The press loved to quote him.  It hated quoting President Eisenhower, believing that he garbled his words and had nothing to say.

Ah, but history intervened.  Stevenson is forgotten, his quotes essentially pedestrian but well delivered.  Eisenhower is now quoted routinely.  He was a poor speaker, but he was filled with substance.  His farewell address to the nation was one of the great presidential speeches.

We come to today.  The press loves to quote Obama.  They've got his words chiseled on monument that exists in the reporters' own minds.  Mitt Romney?  When is the last time you heard him quoted?  And yet, Romney, like George W. Bush, can deliver a fine speech.  The commencement address he gave at Liberty University last week is well worth noting.  His subject was culture:

You enter a world with civilizations and economies that are far from equal. Harvard historian David Landes devoted his lifelong study to understanding why some civilizations rise, and why others falter. His conclusion: Culture makes all the difference. Not natural resources, not geography, but what people believe and value. Central to America’s rise to global leadership is our Judeo-Christian tradition, with its vision of the goodness and possibilities of every life.
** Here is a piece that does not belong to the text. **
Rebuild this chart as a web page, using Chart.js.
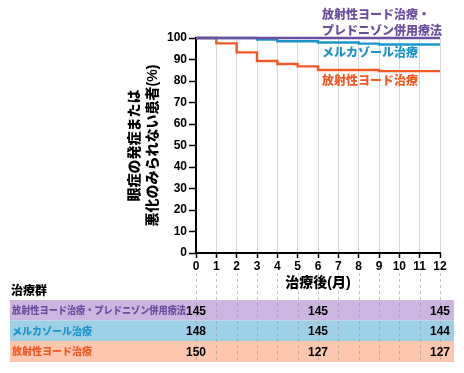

The American culture promotes personal responsibility, the dignity of work, the value of education, the merit of service, devotion to a purpose greater than self, and, at the foundation, the pre-eminence of the family.
The power of these values is evidenced by a Brookings Institution study that Senator Rick Santorum brought to my attention. For those who graduate from high school, get a full-time job, and marry before they have their first child, the probability that they will be poor is 2%. But, if those things are absent, 76% will be poor. Culture matters.

COMMENT:  Those are good words.  They were quoted on Power Line, but ignored by most of the media, which doesn't think them good words.  Romney, of course, is on to something.  Culture does matter.  Look around you.  Don't you see it every day?

It is up to the alternative media, like Power Line and Urgent Agenda, to provide the good words that will be buried by the mainstreamers, who prefer the speeches of Barack Obama, a man who, like Adlai Stevenson, speaks beautifully and says so very little.